El 10 de diciembre de 1948, a impulso de la extraordinaria Eleonor Roosevelt, la asamblea general de Naciones Unidas aprobó por aclamación la portentosa Declaración Universal de los Derechos Humanos. De este modo fueron reconocidas y escritas con tinta indeleble las prerrogativas irrenunciables e inderogables que son inherentes a todas las personas por el sólo hecho de ser personas.

A partir de su entrada en vigor, la Declaración dio cauce al surgimiento de tres grandes sistemas de protección de los derechos humanos: el sistema universal, a cargo de la ONU, el cual está integrado por numerosos órganos, instrumentos, mecanismos y procedimientos, todos ellos apuntalados por el Consejo de Derechos Humanos y el Alto Comisionado para los Derechos Humanos; los sistemas regionales interamericano, europeo y africano; y los sistemas nacionales, conformados tanto por órganos jurisdiccionales y no jurisdiccionales de tutela de las garantías fundamentales.

El Estado mexicano está inmerso en los sistemas universal e interamericano y, además, cuenta con un complejo entramado de órganos ad hoc troquelados bajo el molde matricial del antiguo ombudsman oriundo de los países escandinavos, cuya figura icónica es la Comisión Nacional de los Derechos Humanos.

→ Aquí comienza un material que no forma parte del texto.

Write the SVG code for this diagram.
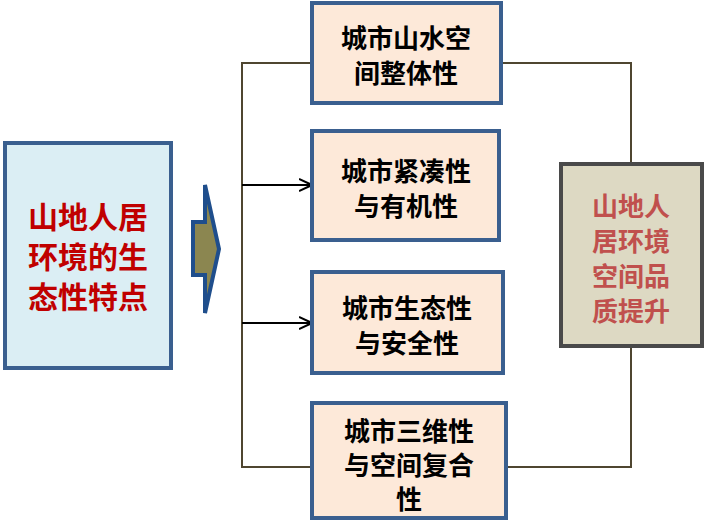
<svg xmlns="http://www.w3.org/2000/svg" width="704" height="530" viewBox="0 0 704 530">
<defs>
<style>
.box{fill:#fde9d9;stroke:#3a5f8f;stroke-width:4}
.t{font-family:"Noto Sans CJK SC",sans-serif;font-weight:bold;font-size:26px;text-anchor:middle}
.ln{fill:none;stroke:#4f4630;stroke-width:2}
.ar{fill:none;stroke:#000;stroke-width:2}
</style>
<marker id="a" viewBox="0 0 14 14" refX="13" refY="7" markerWidth="14" markerHeight="14" markerUnits="userSpaceOnUse" orient="auto"><path d="M0,1 L13,7 L0,13" fill="none" stroke="#000" stroke-width="2"/></marker>
</defs>
<g id="connectors">
<path class="ln" d="M312,63 H242 V467 H312"/>
<path class="ln" d="M501,63 H631 V163 M631,347 V467 H506"/>
<path class="ar" d="M242,185 H312" marker-end="url(#a)"/>
<path class="ar" d="M242,323 H312" marker-end="url(#a)"/>
</g>
<g id="left"><rect x="5" y="143" width="166" height="225" fill="#dbeef4" stroke="#3a5f8f" stroke-width="4"/>
<text class="t" fill="#c00000" style="font-size:30px"><tspan x="88" y="228">山地人居</tspan><tspan x="88" y="268">环境的生</tspan><tspan x="88" y="308">态性特点</tspan></text></g>
<g id="bigarrow"><path d="M193,222 H205 V185 L219,249 L205,313 V275 H193 Z" fill="#8b8650" stroke="#1f4e8c" stroke-width="4" stroke-linejoin="miter"/></g>
<g id="n1"><rect class="box" x="312" y="3" width="189" height="100"/><text class="t"><tspan x="406" y="48">城市山水空</tspan><tspan x="406" y="83">间整体性</tspan></text></g>
<g id="n2"><rect class="box" x="312" y="131" width="187" height="109"/><text class="t"><tspan x="406" y="181">城市紧凑性</tspan><tspan x="406" y="216">与有机性</tspan></text></g>
<g id="n3"><rect class="box" x="312" y="272" width="191" height="101"/><text class="t"><tspan x="407" y="318">城市生态性</tspan><tspan x="407" y="353">与安全性</tspan></text></g>
<g id="n4"><rect class="box" x="312" y="403" width="194" height="115"/><text class="t"><tspan x="409" y="441">城市三维性</tspan><tspan x="409" y="475">与空间复合</tspan><tspan x="409" y="509">性</tspan></text></g>
<g id="right"><rect x="561" y="164" width="141" height="182" fill="#ddd9c3" stroke="#4a4a4a" stroke-width="4"/>
<text class="t" fill="#c0504d"><tspan x="631" y="216">山地人</tspan><tspan x="631" y="251">居环境</tspan><tspan x="631" y="286">空间品</tspan><tspan x="631" y="321">质提升</tspan></text></g>
</svg>
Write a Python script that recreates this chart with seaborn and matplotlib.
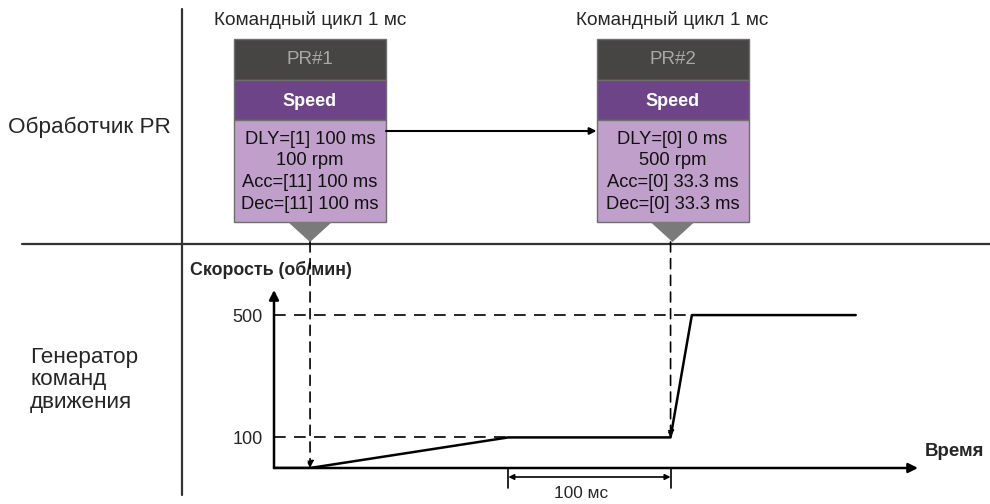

Asimismo, es alta parte contratante de una cauda de tratados internacionales relativos al rubro específico de la defensa de la dignidad humana.

No obstante esa circunstancia, nuestro país está envuelto en una gravísima crisis humanitaria. Las violaciones generalizadas y sistemáticas a los derechos humanos de primera, segunda y tercera generación han escalado a niveles nunca antes vistos. Particularmente desde aquel aciago día en el que el otrora presidente Felipe Calderón tomó la determinación de sacar a las fuerzas armadas de los cuarteles y guarniciones y encomendarles el ejercicio de funciones inherentes a la seguridad pública, la cual está reservada a las autoridades civiles por el artículo 21 constitucional.

Ello significa que los compromisos asumidos por el gobierno no son otra cosa que dichos ayunos de seriedad plasmados en burdo papel estraza. Tal gesticulación, tal carencia de voluntad y efectiva adhesión a la maravillosa narrativa jurídica de los derechos humanos detonada hace exactamente 70 años ha sido reiteradamente denunciada por los organismos internacionales. Prueba irrefutable de lo anterior son las 264 observaciones hechas al Estado mexicano por el Consejo de Derechos Humanos a raíz de la reciente realización del mecanismo conocido como Evaluación Periódica Universal, así como las 50 observaciones fincadas hace unos días por el Comité contra la Desaparición Forzada, ambos perteneciente al sistema multilateral de las Naciones Unidas.

Empero, tan dramático e inadmisible escenario puede tener un punto de quiebre estratégico con la puesta en marcha de la Comisión de la Verdad creada a través del primer decreto expedido por el Presidente López Obrador. A través suyo se formalizó jurídicamente la voluntad del Ejecutivo Federal de dar con la verdad y el paradero de los 43 normalistas desaparecidos durante la triste noche de Iguala.

Esa es, sin duda, la respuesta idónea y efectiva a los anillos de complicidad e impunidad que rodearon la investigación definitivamente sesgada, fragmentada, incompleta y sin una directriz clara investigativa que llevó a cabo el equipo saliente de la PGR; la cual fue coronada con la ideación y difusión mediática de la ofensiva y criminal “mentira histórica” de la supuesta ejecución de los estudiantes en el basurero de Cocula, Guerrero.

Estamos en presencia, como lo afirmó el vocero de la Comisión Interamericana de Derechos Humanos, de un cambio sideral de la postura gubernamental con respecto al caso Ayotzinapa, tragedia que ha conmocionado a la opinión pública nacional e internacional y que, indiscutiblemente, es tipificatoria de un crimen de lesa humanidad previsto en el Estatuto de Roma de la Corte Penal Internacional.